The second bad reason to do a poll is to confirm what you already think you know. Sometimes campaign operatives use polls like drunks use lampposts for support rather than illumination. So if you are doing a survey just to prove that the candidate is well known and much loved then you are ignoring the rich complexities of voter psychology that you can get from a poll. The first rule for success in politics is to know what you don’t know. A survey can open a whole new world of insights into the psyche of the electorate. So don’t limit your horizons by ignoring the data that conflicts with your perception of reality.

There are three good reasons to poll and they are to answer the questions about the what, why and how of the voter psychology.

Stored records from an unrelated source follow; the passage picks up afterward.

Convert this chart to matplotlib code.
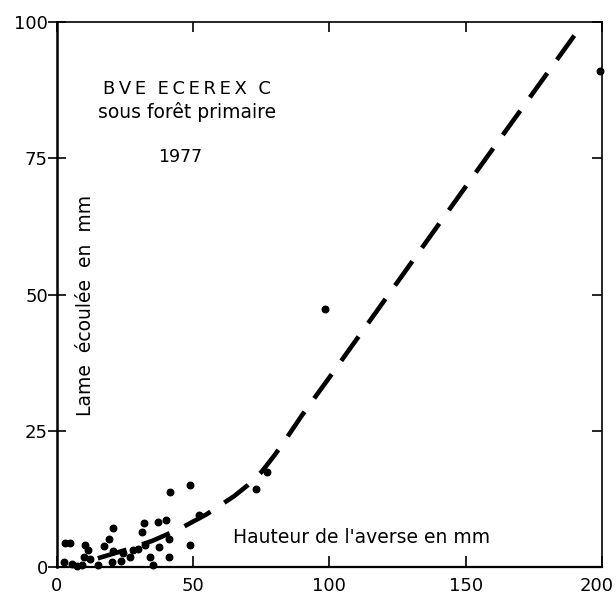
#!/usr/bin/env python
# -*- coding: utf-8 -*-
"""
Lame ecoulee vs hauteur de l'averse, BVE ECEREX C, 1977.
"""
import matplotlib
matplotlib.use("Agg")
import matplotlib.pyplot as plt
from matplotlib.lines import TICKLEFT
from matplotlib.transforms import ScaledTranslation

Rain = [2.9, 4.8, 2.6, 5.5, 7.4, 9.2, 10.3, 11.4, 9.9, 12.1, 15.1, 17.3, 19.1,
        20.6, 20.6, 20.2, 23.5, 24.3, 26.8, 27.9, 29.8, 32.4, 31.3, 32.0, 34.2,
        35.3, 37.5, 37.1, 40.1, 41.2, 41.5, 41.2, 48.9, 48.9, 52.2, 73.2, 77.2,
        98.2, 199.5]
Runoff = [4.4, 4.4, 0.9, 0.5, 0.2, 0.4, 4.0, 3.1, 1.8, 1.5, 0.4, 3.9, 5.1,
          7.2, 3.0, 0.9, 1.1, 2.6, 1.8, 3.1, 3.3, 4.1, 6.4, 8.1, 1.8,
          0.4, 3.7, 8.3, 8.7, 5.1, 13.8, 1.8, 15.1, 4.0, 9.6, 14.4, 17.5,
          47.3, 91.0]

# Fitted curve
CurveX = [15, 25, 35, 45, 55, 65, 70, 75, 80, 85, 90, 100, 150, 192]
CurveY = [1.6, 3.1, 4.8, 7.0, 9.7, 13.0, 15.0, 17.4, 20.6, 24.2, 27.9, 34.8, 69.8, 99.0]

XTicks = [0, 50, 100, 150, 200]
YTicks = [0, 25, 50, 75, 100]

plt.rcParams['font.family'] = ['DejaVu Sans']

fig = plt.figure(figsize=(6.16, 5.99), dpi=100)
ax = fig.add_axes([0.0925, 0.0534, 0.8845, 0.9096])

ax.plot(CurveX, CurveY, color='black', linewidth=3.3, dashes=(6.5, 3.6),
        dash_capstyle='butt', solid_capstyle='butt')
ax.scatter(Rain, Runoff, s=22, color='black', zorder=3, clip_on=False)

ax.set_xlim(0, 200)
ax.set_ylim(0, 100)

# Ticks: crossing on left, inward elsewhere
ax.set_xticks(XTicks)
ax.set_yticks(YTicks)
ax.tick_params(axis='y', which='both', direction='inout', length=13, width=1.2,
               labelsize=13, pad=0, right=True)
ax.tick_params(axis='x', which='both', direction='in', length=8, width=1.2,
               labelsize=13, pad=7, top=True)
for t in ax.yaxis.get_major_ticks():
    t.tick2line.set_marker(TICKLEFT)
    t.tick2line.set_markersize(7)
for t in ax.xaxis.get_major_ticks():
    t.tick2line.set_markersize(7)

# Pull the last x label in so it stays on the page
fig.canvas.draw()
lbl = ax.get_xticklabels()[-1]
lbl.set_transform(lbl.get_transform() + ScaledTranslation(-4 / 72, 0, fig.dpi_scale_trans))

ax.spines['left'].set_linewidth(1.8)
ax.spines['bottom'].set_linewidth(1.6)
ax.spines['top'].set_linewidth(1.2)
ax.spines['right'].set_linewidth(1.2)

# Annotations
ts = "\u2009"
ax.text(47.7, 87.8, ts.join("BVE") + "  " + ts.join("ECEREX") + "  C",
        ha='center', va='center', fontsize=13)
ax.text(47.7, 83.6, "sous forêt primaire", ha='center', va='center', fontsize=13.5)
ax.text(45.2, 75.3, "1977", ha='center', va='center', fontsize=12.5)
ax.text(10.3, 48, "Lame  écoulée  en  mm", ha='center', va='center',
        rotation=90, fontsize=13.5)
ax.text(111.8, 5.5, "Hauteur de l'averse en mm", ha='center', va='center',
        fontsize=13.5)

fig.savefig("out.png", dpi=100)
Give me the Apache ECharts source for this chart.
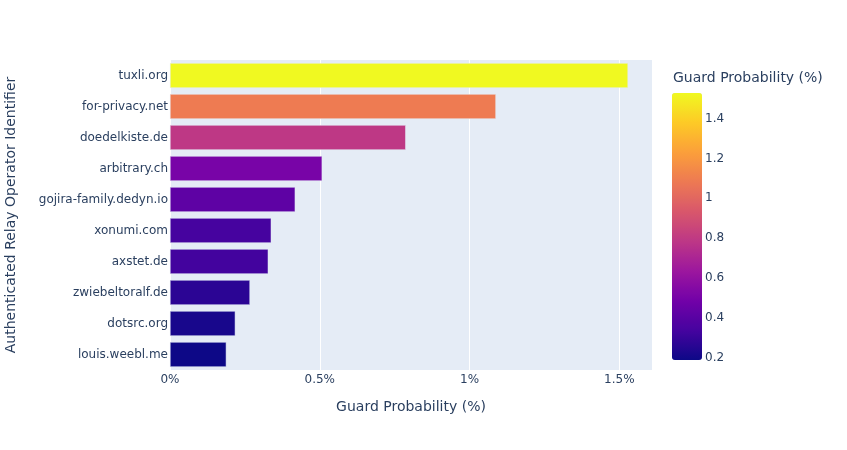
<!DOCTYPE html>
<html>
<head>
<meta charset="utf-8">
<script src="https://cdn.jsdelivr.net/npm/echarts@6/dist/echarts.min.js"></script>
<style>html,body{margin:0;padding:0;background:#fff}#c{width:847px;height:450px}</style>
</head>
<body>
<div id="c"></div>
<script>
const operators = ['tuxli.org','for-privacy.net','doedelkiste.de','arbitrary.ch','gojira-family.dedyn.io','xonumi.com','axstet.de','zwiebeltoralf.de','dotsrc.org','louis.weebl.me'];
const guardProb = [1.529, 1.088, 0.787, 0.508, 0.418, 0.338, 0.328, 0.267, 0.218, 0.188];
const xTicks = [0, 0.5, 1, 1.5];
const colorbarTicks = [0.2, 0.4, 0.6, 0.8, 1, 1.2, 1.4];
const plasma = ['#0d0887','#46039f','#7201a8','#9c179e','#bd3786','#d8576b','#ed7953','#fb9f3a','#fdca26','#f0f921'];

const FONT = '"DejaVu Sans", Verdana, sans-serif';
const TXT = '#2a3f5f';
const vmin = Math.min(...guardProb), vmax = Math.max(...guardProb);
const chart = echarts.init(document.getElementById('c'), null, {renderer:'canvas'});
chart.setOption({
  animation:false,
  backgroundColor:'#fff',
  textStyle:{fontFamily:FONT},
  grid:[
    {left:170, top:60, width:482, height:310, show:true, backgroundColor:'#E5ECF6', borderWidth:0, containLabel:false, outerBoundsMode:'none'},
    {left:672, top:93, width:30, height:267, show:false, outerBoundsMode:'none'}
  ],
  xAxis:[
    {type:'value', gridIndex:0, min:0, max:1.609, interval:0.5,
     axisLine:{show:false}, axisTick:{show:false},
     splitLine:{lineStyle:{color:'#fff', width:1}},
     axisLabel:{color:TXT, fontSize:12, fontFamily:FONT, margin:4, showMaxLabel:false,
       formatter:v => xTicks.some(t=>Math.abs(t-v)<1e-9) ? (v + '%') : ''},
     name:'Guard Probability (%)', nameLocation:'middle', nameGap:30,
     nameTextStyle:{color:TXT, fontSize:14, fontFamily:FONT}},
    {type:'value', gridIndex:1, show:false, min:0, max:1}
  ],
  yAxis:[
    {type:'category', gridIndex:0, data:operators, inverse:true,
     axisLine:{show:false}, axisTick:{show:false}, splitLine:{show:false},
     axisLabel:{color:TXT, fontSize:12, fontFamily:FONT, margin:2},
     name:'Authenticated Relay Operator Identifier', nameLocation:'middle', nameGap:152,
     nameTextStyle:{color:TXT, fontSize:14, fontFamily:FONT}},
    {type:'value', gridIndex:1, position:'right', min:vmin, max:vmax,
     axisLine:{show:false}, axisTick:{show:false}, splitLine:{show:false},
     axisLabel:{color:TXT, fontSize:12, fontFamily:FONT, margin:3, customValues:colorbarTicks,
       formatter:v => String(v)}}
  ],
  visualMap:{
    type:'continuous', min:vmin, max:vmax, dimension:0, seriesIndex:0,
    inRange:{color:plasma}, calculable:false, orient:'vertical',
    left:667, top:88, itemWidth:30, itemHeight:267, text:['',''], showLabel:false,
    padding:5, borderWidth:0
  },
  graphic:[
    {type:'text', left:673, top:71, style:{text:'Guard Probability (%)', fill:TXT, font:'14px ' + FONT}}
  ],
  series:[
    {type:'bar', xAxisIndex:0, yAxisIndex:0, data:guardProb, barCategoryGap:'20%',
     itemStyle:{borderColor:'#E5ECF6', borderWidth:0.5}}
  ]
});
</script>
</body>
</html>
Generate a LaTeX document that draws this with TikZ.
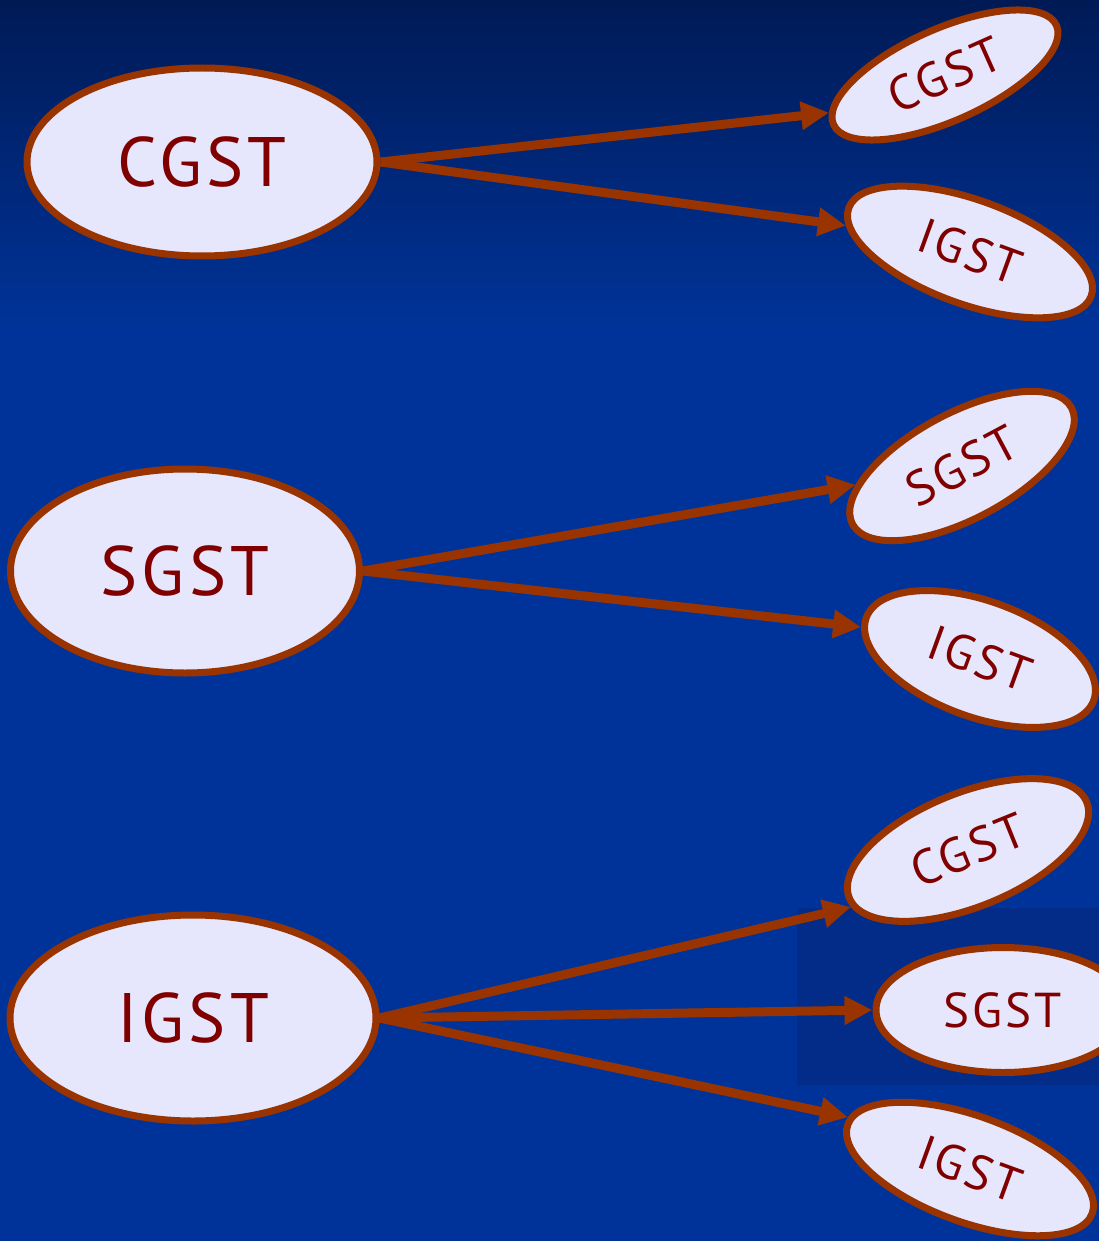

The answer to the “what” question is a simple one. Any idiot can answer the “what” question, which probably explains my longevity in the business. This is simply an exercise in determining what voters think and what they feel about the personalities and issues involved in the campaign. What issues do voters worry about? What do the voters like and dislike about the incumbent or about the challenger?

At this point, many pollsters fell that they have done their job and unfortunately many managers let them off the hook at this point. But if you want to use the baseline survey to help you make vital tactical and strategic decisions, you need to get under the hood, kick the tires and find out why voters think the things they think and feel the way they feel. It is not enough to know what percentage of voters like and dislike the candidate or what number of voters worries about a particular issue. The pollster needs to be able to tell his or her client why voters like or dislike the incumbent and the challenger. The best way to get at the answers to the why questions is to present voters with batteries of pointed statements that they can agree or disagree with. Then the pollster with sophisticated statistical tools can precisely examine the correlations between these pointed positive and negative statements and voter preferences.

Once the pollster, hopefully me has been able to tell the client, hopefully you what voters are thinking and feeling and why they are thinking and feeling whatever it is, they are thinking and felling then the real work starts. At that point, the pollster’s job is to work with you and your other consultants to answer the most important question, which is the “how” question. The ‘how” question is how you talk to voters to move in your direction once you know what they know and understand their motivations. The answer to the “how” question is the theme or message for you campaign communications.

Anybody who has the capacity to print up some business cards can become a pollster. But the only pollsters who can help you win are the pollsters who can answer the what, why and how questions of voter psychology.